In Crimes of Passion: the Campaign Against Wife Killing in Brazil, 1910-1940, Susan Besse notes that while wife killing had been an ever present social custom, it accrued visibility and notoriety as a reprehensible social evil ostensibly to “moralize society” during the early, chaotic days of Brazilian industrialization (1989).  Reflected in the film Gabriela is the era’s preoccupation with policing sexuality and gender, as well as concerns over industrialization.

Women’s bodies were treated as spaces to fasten moral values, fears, and anger, and if failing to uphold certain moral propriety, women were upbraided for setting into motion the “evil insticts” of men (Caulfield 1993).  During the period of emerging industrialization with its growing bourgeois sentiments, control of this rapidly changing society was directed toward strengthening the nuclear family and substituting rationality for the passion engendered by nineteenth century Romanticism (Besse 1989).  Gabriela begins the film as Nacib’s seductress, but at the urging of his friends, and compelled by their awareness of Gabriela’s attractions, Nacib enters into marriage as a way of ensuring his exclusive sexual access.

As evidenced by the preponderance of wife killings in Brazil, however, exclusivity could never be guaranteed and the issue of male honor as constructed around aggression, violence, and retribution becomes the point of frustration for Nacib after finding his wife, Gabriela, in bed with his friend.  Cuckolded men were expected to react to this situation with brutality; at this point in the film, the audience has already become acquainted with the expected male response: Nacib having stumbled upon a couple shot dead by a cuckolded colonel.  However, when faced with his own wife’s infidelity, Nacib did not wish to kill, only to strike at the adulterers in anger, but as Susan Besse notes, for this he would have been “scorned and disrespected, thrashed for ridicule, and wounded by the most burning irony” (1989).  The expectation for male violence is reflected during Nacib’s discussion with a friend, in which he mentions the necessity of moving away, especially since another man was ridiculed in the past for reacting in a similar less grievous manner.

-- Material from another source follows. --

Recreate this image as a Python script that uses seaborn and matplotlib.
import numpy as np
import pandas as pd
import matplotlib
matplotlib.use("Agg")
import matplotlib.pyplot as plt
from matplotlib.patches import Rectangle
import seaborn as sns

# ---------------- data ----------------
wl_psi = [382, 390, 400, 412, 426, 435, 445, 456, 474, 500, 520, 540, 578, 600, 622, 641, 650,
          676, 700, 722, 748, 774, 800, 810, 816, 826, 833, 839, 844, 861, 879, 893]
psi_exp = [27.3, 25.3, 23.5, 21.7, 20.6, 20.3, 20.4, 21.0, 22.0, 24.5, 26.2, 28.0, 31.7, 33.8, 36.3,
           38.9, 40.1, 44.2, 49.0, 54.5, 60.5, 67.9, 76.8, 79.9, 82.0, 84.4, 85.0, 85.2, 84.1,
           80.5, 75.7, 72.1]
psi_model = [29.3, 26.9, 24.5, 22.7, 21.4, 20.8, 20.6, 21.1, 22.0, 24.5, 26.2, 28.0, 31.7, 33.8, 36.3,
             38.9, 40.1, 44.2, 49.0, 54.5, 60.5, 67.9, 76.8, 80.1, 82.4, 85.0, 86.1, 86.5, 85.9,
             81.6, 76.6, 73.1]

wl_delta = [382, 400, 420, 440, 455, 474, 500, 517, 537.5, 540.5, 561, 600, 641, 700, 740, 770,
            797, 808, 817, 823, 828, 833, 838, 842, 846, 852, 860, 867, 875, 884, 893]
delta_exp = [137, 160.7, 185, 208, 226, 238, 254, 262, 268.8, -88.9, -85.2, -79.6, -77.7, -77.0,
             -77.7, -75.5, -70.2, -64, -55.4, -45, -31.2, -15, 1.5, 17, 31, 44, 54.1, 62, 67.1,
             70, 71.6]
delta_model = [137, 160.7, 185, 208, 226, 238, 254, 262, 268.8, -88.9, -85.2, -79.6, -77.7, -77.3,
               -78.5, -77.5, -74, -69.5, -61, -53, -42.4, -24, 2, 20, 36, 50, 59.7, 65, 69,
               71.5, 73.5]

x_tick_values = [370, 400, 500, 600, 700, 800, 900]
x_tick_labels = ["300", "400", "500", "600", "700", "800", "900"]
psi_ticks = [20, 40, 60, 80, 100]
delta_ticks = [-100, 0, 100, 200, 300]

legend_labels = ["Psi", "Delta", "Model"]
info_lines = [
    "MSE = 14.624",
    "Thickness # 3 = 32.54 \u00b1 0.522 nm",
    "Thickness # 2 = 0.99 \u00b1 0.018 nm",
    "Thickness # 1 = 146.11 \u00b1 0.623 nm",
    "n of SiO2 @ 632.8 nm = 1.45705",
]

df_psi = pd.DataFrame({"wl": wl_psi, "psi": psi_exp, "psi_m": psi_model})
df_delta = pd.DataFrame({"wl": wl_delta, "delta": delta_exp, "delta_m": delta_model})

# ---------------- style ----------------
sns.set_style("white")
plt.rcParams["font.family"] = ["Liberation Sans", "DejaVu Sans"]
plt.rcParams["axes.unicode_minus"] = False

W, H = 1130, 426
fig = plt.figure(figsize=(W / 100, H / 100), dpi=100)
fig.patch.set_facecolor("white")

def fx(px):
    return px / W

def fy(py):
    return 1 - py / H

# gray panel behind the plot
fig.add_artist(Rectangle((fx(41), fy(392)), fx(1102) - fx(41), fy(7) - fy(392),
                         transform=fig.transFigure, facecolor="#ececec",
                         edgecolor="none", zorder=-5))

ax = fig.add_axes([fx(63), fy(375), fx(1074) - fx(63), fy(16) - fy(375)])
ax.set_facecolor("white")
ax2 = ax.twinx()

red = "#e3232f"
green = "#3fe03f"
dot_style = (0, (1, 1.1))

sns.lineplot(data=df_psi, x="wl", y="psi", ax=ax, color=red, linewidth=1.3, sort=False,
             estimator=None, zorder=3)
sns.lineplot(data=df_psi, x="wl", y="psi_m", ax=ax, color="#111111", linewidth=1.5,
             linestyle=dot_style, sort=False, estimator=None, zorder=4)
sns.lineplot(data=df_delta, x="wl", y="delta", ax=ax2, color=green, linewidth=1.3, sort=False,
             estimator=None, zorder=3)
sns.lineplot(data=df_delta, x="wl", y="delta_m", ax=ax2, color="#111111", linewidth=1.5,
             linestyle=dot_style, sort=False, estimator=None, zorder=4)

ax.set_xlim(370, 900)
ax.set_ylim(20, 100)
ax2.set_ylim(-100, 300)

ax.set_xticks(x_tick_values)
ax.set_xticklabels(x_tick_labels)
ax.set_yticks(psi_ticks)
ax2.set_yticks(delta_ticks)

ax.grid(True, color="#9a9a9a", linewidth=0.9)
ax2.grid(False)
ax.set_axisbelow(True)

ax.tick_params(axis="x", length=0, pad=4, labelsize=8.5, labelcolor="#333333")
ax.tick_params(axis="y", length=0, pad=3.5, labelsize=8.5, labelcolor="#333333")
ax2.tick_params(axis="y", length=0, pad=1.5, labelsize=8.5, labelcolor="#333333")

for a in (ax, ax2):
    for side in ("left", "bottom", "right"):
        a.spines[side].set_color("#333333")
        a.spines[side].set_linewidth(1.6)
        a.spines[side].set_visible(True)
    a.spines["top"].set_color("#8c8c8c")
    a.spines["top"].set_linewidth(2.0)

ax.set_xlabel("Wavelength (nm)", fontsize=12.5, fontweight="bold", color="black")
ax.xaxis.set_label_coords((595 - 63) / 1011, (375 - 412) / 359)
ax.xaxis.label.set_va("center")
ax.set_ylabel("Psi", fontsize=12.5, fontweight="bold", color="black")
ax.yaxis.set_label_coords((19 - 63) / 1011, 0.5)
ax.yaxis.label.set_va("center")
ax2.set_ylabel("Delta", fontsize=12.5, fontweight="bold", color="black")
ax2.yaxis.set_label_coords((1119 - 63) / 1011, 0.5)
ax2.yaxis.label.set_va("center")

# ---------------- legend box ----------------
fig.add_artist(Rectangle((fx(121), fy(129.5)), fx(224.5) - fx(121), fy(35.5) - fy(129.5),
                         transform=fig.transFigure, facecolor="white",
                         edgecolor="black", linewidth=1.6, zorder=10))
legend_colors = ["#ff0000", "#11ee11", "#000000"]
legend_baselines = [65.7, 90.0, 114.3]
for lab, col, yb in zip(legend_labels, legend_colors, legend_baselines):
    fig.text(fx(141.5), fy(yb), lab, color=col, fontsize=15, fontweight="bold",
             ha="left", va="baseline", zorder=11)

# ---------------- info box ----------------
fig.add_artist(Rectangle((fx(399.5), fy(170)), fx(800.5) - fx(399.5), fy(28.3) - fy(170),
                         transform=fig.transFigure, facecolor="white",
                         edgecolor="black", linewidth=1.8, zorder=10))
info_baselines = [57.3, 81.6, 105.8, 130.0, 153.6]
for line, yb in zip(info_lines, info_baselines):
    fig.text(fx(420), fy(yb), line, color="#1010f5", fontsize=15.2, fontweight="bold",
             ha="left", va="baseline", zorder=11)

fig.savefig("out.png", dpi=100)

In a sense, Gabriela’s transformation from sensual and available seductress to stifled wife and victim of male aggression allows for a striking comprehension of Brazil’s preoccupation with policing sexuality (primarily female sexuality), and the importance of marriage and the nuclear family as compulsory to industrializing bourgeois Brazilian society.  Gabriela’s new status as wife and virtual property of her husband stands in stark contrast to the freer and perhaps more egalitarian days of her past.  However, stripping herself of certain cultural inscriptions of gender and proper female behavior after her expulsion from the house (e.g. no longer wearing tights, or even shoes), serves to challenge and flout proper femininity and social convention.

With industrialization, Brazil’s middle class feared social tumult and worked to “remold sexual practices and family life according to modern hygienic standards” (Besse 1989).  While women decried the custom of wife killing, it persisted well into the 1970′s.  Perhaps Gabriela, filmed in 1983, is a protest against the abuse and murder of women by men, fueled in part by a growing Brazilian feminism and political liberalization of the 1970′s.